This Flash is not a fleet-footed tights-wearing superhero. It is, or was, a publication, though saying it was about superheros would not be wrong. The Flash‘s banner reads “A publication of the 78th (Lightning) Infantry Division Veterans Association dedicated to the preservation of the friendships established in 2 world wars”. The association is disbanding. There just aren’t that many friendships to preserve anymore.
There were 1542 members at last count; 1011 veterans and 531 associates. I was one of the associates. My dad had been a member. After his death in 2011,
I wrote to arrange my own associate membership and was warned that the association might only continue another year or so. It lasted for a bit more than two. The note that cautioned me about the possible end of the association mentioned a couple of reasons. One was obvious. At that time, according to the Department of Veterans Affairs, an average of 670 World War II veterans were dying every day. Another, though related, might not be so obvious. Veterans in the association ranged in age from 85 to 95. They remained very much in control of their association but recognized that increases in age are often accompanied by decreases in faculties. In the words of that note, “They want to decide what to do before they are no longer able to do that.” Just one more example of how “The Greatest Generation” doesn’t want to have someone else finish their business for them.
Dad never attended any of the reunions or other gatherings of the association but he “read” every copy of The Flash. Starting in the mid-1990s, I would bring home the issues he was done with and “read” them, too. We both went through the pages the way one does with a newspaper, scanning the headlines until something caught our eye. For Dad, it would probably be a place or a name he remembered. Increasingly, when he recognized a name it would be in an obituary or the “Taps” column. I looked for anything related to the 309 Field Artillery Battalion, Dad’s unit, but finding something was fairly rare. Mostly what I read were the remembrances that veterans or, as was also increasing the case, surviving family members, sent in. Sometimes it was a quickly written and possibly even jumbled memory of a single incident. Other times it was a longer memoir. Some were organized and well written, others not so much. But all were interesting. All were glimpses of real history that I felt privileged to read.
The Flash was not a glossy magazine.

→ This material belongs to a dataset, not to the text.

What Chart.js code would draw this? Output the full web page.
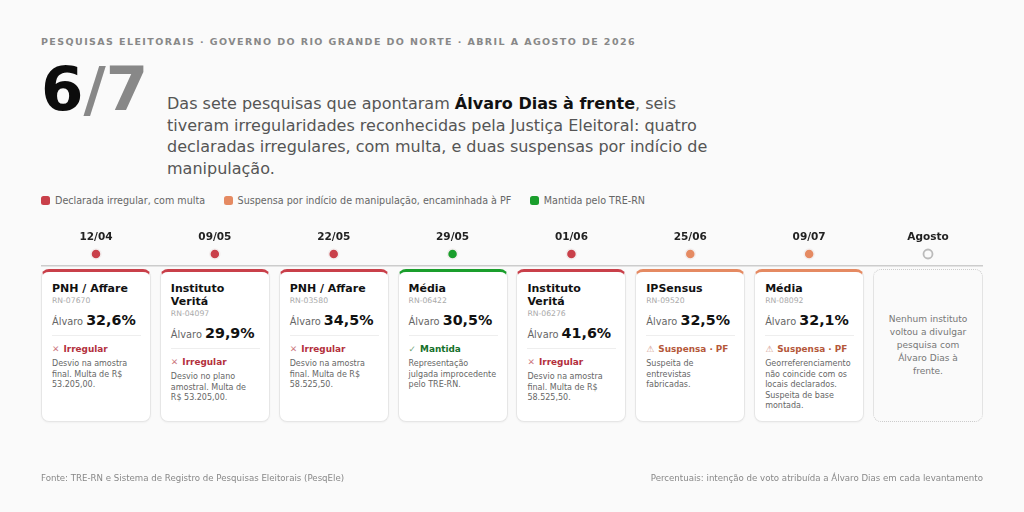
<!DOCTYPE html>
<html lang="pt-BR">
<head>
<meta charset="utf-8">
<title>Pesquisas eleitorais RN</title>
<script src="https://cdn.jsdelivr.net/npm/chart.js@4/dist/chart.umd.min.js"></script>
<style>
  * { box-sizing: border-box; margin: 0; padding: 0; }
  html, body { width: 1024px; height: 512px; overflow: hidden; background: #fafafa; font-family: "DejaVu Sans", sans-serif; }
  #chart { position: absolute; left: 0; top: 0; }
  .kicker { position: absolute; left: 41px; top: 36px; font-size: 9.5px; font-weight: 700; letter-spacing: 1.41px; color: #888; white-space: nowrap; }
  .big { position: absolute; left: 41px; top: 51px; font-size: 61px; line-height: 75px; font-weight: 700; color: #0c0c0c; white-space: nowrap; }
  .big span { color: #888; }
  .lead { position: absolute; left: 167px; top: 93px; width: 560px; font-size: 16px; line-height: 21.7px; color: #555; }
  .lead b { color: #111; }
  .legend { position: absolute; left: 41px; top: 194px; display: flex; gap: 18.5px; font-size: 9.6px; line-height: 14px; color: #666; }
  .legend i { display: inline-block; width: 9px; height: 9px; border-radius: 2.5px; margin-right: 5px; vertical-align: -1px; }
  .card { position: absolute; top: 269px; height: 153px; width: 110px; padding: 9.5px 9px 0 10px; background: #fff; border: 1px solid #e6e6e6; border-top: 3px solid #ccc; border-radius: 8px; box-shadow: 0 1px 2px rgba(0,0,0,.04); }
  .card h3 { font-size: 11px; line-height: 13px; font-weight: 700; color: #111; }
  .rn { font-size: 7.7px; line-height: 12px; color: #aaa; }
  .pct { font-size: 9.8px; line-height: 22px; color: #666; margin-top: 2px; white-space: nowrap; }
  .pct b { font-size: 14.3px; color: #111; }
  .sit { border-top: 1px solid #eee; margin-top: 2px; padding-top: 7px; font-size: 8.9px; line-height: 13px; font-weight: 700; white-space: nowrap; }
  .sit em { font-style: normal; opacity: .65; margin-right: 1px; }
  .txt { font-size: 8px; line-height: 10.6px; color: #666; margin-top: 3.5px; }
  .card.vazio { border: 1px dotted #ccc; background: transparent; box-shadow: none; padding: 0 13px; text-align: center; font-size: 9.05px; line-height: 13px; color: #777; display: flex; align-items: center; }
  .fonte { position: absolute; top: 472px; font-size: 8.63px; line-height: 12px; color: #888; white-space: nowrap; }
</style>
</head>
<body>
<div class="kicker">PESQUISAS ELEITORAIS · GOVERNO DO RIO GRANDE DO NORTE · ABRIL A AGOSTO DE 2026</div>
<div class="big">6<span>/7</span></div>
<div class="lead">Das sete pesquisas que apontaram <b>Álvaro Dias à frente</b>, seis tiveram irregularidades reconhecidas pela Justiça Eleitoral: quatro declaradas irregulares, com multa, e duas suspensas por indício de manipulação.</div>
<div class="legend" id="legend"></div>
<div id="cards"></div>
<canvas id="chart" width="1024" height="512"></canvas>
<div class="fonte" style="left:41px">Fonte: TRE-RN e Sistema de Registro de Pesquisas Eleitorais (PesqEle)</div>
<div class="fonte" style="right:41px">Percentuais: intenção de voto atribuída a Álvaro Dias em cada levantamento</div>

<script>
const datas = ["12/04", "09/05", "22/05", "29/05", "01/06", "25/06", "09/07", "Agosto"];
const institutos = ["PNH / Affare", "Instituto Veritá", "PNH / Affare", "Média", "Instituto Veritá", "IPSensus", "Média"];
const registros = ["RN-07670", "RN-04097", "RN-03580", "RN-06422", "RN-06276", "RN-09520", "RN-08092"];
const percentuais = [32.6, 29.9, 34.5, 30.5, 41.6, 32.5, 32.1];
const situacoes = ["irregular", "irregular", "irregular", "mantida", "irregular", "suspensa", "suspensa"];
const textos = [
    "Desvio na amostra final. Multa de R$ 53.205,00.",
    "Desvio no plano amostral. Multa de R$\u00a053.205,00.",
    "Desvio na amostra final. Multa de R$ 58.525,50.",
    "Representação julgada improcedente pelo TRE-RN.",
    "Desvio na amostra final. Multa de R$ 58.525,50.",
    "Suspeita de entrevistas fabricadas.",
    "Georreferenciamento não coincide com os locais declarados. Suspeita de base montada."
];
const textoAgosto = "Nenhum instituto voltou a divulgar pesquisa com Álvaro Dias à frente.";

const cores = { irregular: "#c9404a", suspensa: "#e58a62", mantida: "#1a9e2c" };
const coresTexto = { irregular: "#b3303c", suspensa: "#b5583a", mantida: "#14702a" };
const rotulos = { irregular: "Irregular", suspensa: "Suspensa · PF", mantida: "Mantida" };
const icones = { irregular: "✕", suspensa: "⚠", mantida: "✓" };
const legenda = [
    ["irregular", "Declarada irregular, com multa"],
    ["suspensa", "Suspensa por indício de manipulação, encaminhada à PF"],
    ["mantida", "Mantida pelo TRE-RN"]
];

document.getElementById("legend").innerHTML = legenda
    .map(l => `<span><i style="background:${cores[l[0]]}"></i>${l[1]}</span>`)
    .join("");

function montarCards(chart) {
    const x = chart.scales.x;
    let html = "";
    datas.forEach((d, i) => {
        const left = x.getPixelForValue(i) - 55;
        if (i >= percentuais.length) {
            html += `<div class="card vazio" style="left:${left}px"><div>${textoAgosto}</div></div>`;
            return;
        }
        const s = situacoes[i];
        html += `<div class="card" style="left:${left}px;border-top-color:${cores[s]}">
            <h3>${institutos[i]}</h3>
            <div class="rn">${registros[i]}</div>
            <div class="pct">Álvaro <b>${percentuais[i].toFixed(1).replace(".", ",")}%</b></div>
            <div class="sit" style="color:${coresTexto[s]}"><em>${icones[s]}</em> ${rotulos[s]}</div>
            <div class="txt">${textos[i]}</div>
        </div>`;
    });
    document.getElementById("cards").innerHTML = html;
}

new Chart(document.getElementById("chart"), {
    type: "scatter",
    data: {
        datasets: [{
            data: datas.map((d, i) => ({ x: i, y: 0 })),
            pointRadius: ctx => situacoes[ctx.dataIndex] ? 5 : 4.5,
            pointHoverRadius: 5,
            pointBorderWidth: ctx => situacoes[ctx.dataIndex] ? 1.5 : 1.8,
            pointBackgroundColor: ctx => cores[situacoes[ctx.dataIndex]] || "#fafafa",
            pointBorderColor: ctx => situacoes[ctx.dataIndex] ? "#f3eeee" : "#bbb"
        }]
    },
    plugins: [{ id: "cards", afterRender: c => { if (!document.querySelector(".card")) montarCards(c); } }],
    options: {
        responsive: false,
        animation: false,
        layout: { padding: { left: 41, right: 41, top: 215, bottom: 246 } },
        plugins: { legend: { display: false }, tooltip: { enabled: false } },
        scales: {
            x: {
                type: "linear",
                position: "top",
                min: -0.4627,
                max: 7.4627,
                afterFit: s => { s.height = 30; },
                border: { display: false },
                grid: { display: false, drawTicks: false },
                ticks: {
                    stepSize: 1,
                    includeBounds: false,
                    maxRotation: 0,
                    padding: 1,
                    color: "#222",
                    font: { family: "DejaVu Sans", size: 10.5, weight: "700" },
                    callback: v => datas[v]
                }
            },
            y: {
                min: -1,
                max: 0.75,
                border: { display: false },
                grid: {
                    drawTicks: false,
                    lineWidth: 1.5,
                    color: ctx => ctx.tick.value === -1 ? "#ccc" : "transparent"
                },
                ticks: { display: false, stepSize: 1 }
            }
        }
    }
});
</script>
</body>
</html>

It was printed on newspaper like stock in black and white with just a touch of red on the front and back covers. It was well organized but not overly edited. Pretty much everything members sent in appeared in print. Even the last issue includes change of address letters mixed in with the obituaries, reports on recent happenings, requests for information on events of 70 years ago, and those remembrances that I look for. It was published quarterly although the final issue came out more than a year after the previous one. The June 2012 issue announced the planned dissolution and spoke of one more issue. When the end of 2012 came and went, I figured that was probably not to be. When the final issue did arrive, I was glad to see it and sad to read that this time it was — officially — for real.
The final issue reported on the 68th Jonah Edward Kelley Award ceremony that took place in Keyser, West Virginia, in April. Kelley was the 78th’s only Congressional Medal of Honor recipient and the Veterans Association has annually given the award and a $6000 scholarship to a graduating senior at his former high school. The Association’s remaining funds are being transferred to the Ed Kelley Scholarship Trust so that this practice can continue.
The Association’s website will also continue. There is an active group of 78th reenactors and two members of that group have taken on the work and expense of keeping the website, which includes a message board, alive at www.78thdivision.org, the same address it has always had. The website for the 78th Infantry Division WWII Living History Association is at www.78thinfantry.com.